BRIEF: Pull out every line below that contains the word "document".

* * * * * * * * *

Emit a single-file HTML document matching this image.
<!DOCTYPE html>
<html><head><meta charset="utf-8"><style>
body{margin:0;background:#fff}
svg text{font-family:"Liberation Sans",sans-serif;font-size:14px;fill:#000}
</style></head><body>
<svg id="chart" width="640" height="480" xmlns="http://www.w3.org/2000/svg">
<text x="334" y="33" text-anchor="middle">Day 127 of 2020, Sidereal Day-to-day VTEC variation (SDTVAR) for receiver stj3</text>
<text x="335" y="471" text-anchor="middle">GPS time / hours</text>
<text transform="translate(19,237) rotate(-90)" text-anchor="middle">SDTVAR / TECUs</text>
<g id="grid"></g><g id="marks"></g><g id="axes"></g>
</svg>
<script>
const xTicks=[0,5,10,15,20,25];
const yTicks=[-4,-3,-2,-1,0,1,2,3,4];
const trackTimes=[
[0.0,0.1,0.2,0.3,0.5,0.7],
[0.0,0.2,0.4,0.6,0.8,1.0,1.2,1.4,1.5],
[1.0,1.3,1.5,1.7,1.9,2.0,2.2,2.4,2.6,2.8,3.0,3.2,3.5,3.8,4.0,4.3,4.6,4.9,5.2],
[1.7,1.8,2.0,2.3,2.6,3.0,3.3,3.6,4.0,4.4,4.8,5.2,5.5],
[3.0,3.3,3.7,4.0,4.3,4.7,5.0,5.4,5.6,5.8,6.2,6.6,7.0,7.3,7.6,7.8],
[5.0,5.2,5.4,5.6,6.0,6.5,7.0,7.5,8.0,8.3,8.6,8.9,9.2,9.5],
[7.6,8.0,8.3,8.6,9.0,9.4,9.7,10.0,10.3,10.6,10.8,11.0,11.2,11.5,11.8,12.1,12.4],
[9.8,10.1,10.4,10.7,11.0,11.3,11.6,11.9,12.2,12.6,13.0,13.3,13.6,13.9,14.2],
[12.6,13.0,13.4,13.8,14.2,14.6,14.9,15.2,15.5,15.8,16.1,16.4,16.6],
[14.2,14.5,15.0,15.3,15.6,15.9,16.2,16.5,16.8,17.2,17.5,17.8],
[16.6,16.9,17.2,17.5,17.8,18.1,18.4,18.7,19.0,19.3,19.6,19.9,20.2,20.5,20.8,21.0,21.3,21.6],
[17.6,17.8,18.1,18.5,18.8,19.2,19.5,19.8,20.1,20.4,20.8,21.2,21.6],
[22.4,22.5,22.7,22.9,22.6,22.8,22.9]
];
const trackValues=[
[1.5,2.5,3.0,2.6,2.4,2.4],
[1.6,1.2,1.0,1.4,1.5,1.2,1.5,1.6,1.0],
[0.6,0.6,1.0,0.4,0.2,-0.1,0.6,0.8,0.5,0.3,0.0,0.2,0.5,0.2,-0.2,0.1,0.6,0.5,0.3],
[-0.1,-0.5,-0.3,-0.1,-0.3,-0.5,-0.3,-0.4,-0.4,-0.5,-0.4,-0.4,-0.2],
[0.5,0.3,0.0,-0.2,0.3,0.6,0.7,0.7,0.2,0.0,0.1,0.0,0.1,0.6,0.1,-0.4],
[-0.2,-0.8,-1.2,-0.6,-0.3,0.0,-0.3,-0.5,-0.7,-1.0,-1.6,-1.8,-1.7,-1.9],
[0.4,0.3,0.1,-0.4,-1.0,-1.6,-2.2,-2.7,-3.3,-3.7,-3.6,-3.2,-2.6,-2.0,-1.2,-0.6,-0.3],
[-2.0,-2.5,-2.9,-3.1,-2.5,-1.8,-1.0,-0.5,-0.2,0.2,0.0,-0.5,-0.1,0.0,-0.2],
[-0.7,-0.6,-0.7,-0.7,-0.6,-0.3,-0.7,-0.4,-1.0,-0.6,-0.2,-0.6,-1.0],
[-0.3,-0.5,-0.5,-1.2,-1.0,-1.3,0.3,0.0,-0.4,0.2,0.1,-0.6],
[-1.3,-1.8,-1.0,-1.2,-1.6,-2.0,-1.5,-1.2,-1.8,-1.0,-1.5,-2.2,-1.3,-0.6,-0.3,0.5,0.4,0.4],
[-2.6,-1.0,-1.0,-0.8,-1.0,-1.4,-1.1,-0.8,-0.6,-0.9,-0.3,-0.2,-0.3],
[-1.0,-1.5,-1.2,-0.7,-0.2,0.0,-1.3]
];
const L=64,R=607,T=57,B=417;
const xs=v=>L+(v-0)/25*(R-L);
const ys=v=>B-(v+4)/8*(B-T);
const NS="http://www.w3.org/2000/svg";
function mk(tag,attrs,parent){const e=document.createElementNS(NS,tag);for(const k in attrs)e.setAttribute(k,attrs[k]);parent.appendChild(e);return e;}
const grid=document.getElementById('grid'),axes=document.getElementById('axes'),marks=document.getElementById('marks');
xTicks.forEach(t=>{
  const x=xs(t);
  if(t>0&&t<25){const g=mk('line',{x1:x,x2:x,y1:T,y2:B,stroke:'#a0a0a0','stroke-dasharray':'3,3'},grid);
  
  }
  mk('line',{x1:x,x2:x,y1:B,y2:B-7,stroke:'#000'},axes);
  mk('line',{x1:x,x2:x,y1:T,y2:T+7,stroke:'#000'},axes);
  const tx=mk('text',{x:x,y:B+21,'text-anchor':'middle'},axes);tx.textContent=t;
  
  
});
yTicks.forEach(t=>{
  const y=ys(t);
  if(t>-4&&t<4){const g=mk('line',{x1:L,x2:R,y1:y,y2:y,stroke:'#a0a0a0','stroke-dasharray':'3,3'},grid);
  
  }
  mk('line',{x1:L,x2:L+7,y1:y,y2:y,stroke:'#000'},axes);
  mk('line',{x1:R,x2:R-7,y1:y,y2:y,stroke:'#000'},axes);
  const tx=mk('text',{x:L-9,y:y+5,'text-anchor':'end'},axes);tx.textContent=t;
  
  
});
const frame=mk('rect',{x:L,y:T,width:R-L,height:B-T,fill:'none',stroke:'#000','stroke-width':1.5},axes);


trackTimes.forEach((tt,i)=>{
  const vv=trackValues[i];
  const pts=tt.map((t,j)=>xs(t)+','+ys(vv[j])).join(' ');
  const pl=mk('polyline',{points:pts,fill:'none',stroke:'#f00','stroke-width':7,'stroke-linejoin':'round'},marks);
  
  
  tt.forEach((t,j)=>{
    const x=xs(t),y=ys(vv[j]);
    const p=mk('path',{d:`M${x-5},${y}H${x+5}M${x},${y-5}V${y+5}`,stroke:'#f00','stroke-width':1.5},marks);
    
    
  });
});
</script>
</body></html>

* * * * * * * * *

TASK RESPONSE:
Emit a single-file HTML document matching this image.
function mk(tag,attrs,parent){const e=document.createElementNS(NS,tag);for(const k in attrs)e.setAttribute(k,attrs[k]);parent.appendChild(e);return e;}
const grid=document.getElementById('grid'),axes=document.getElementById('axes'),marks=document.getElementById('marks');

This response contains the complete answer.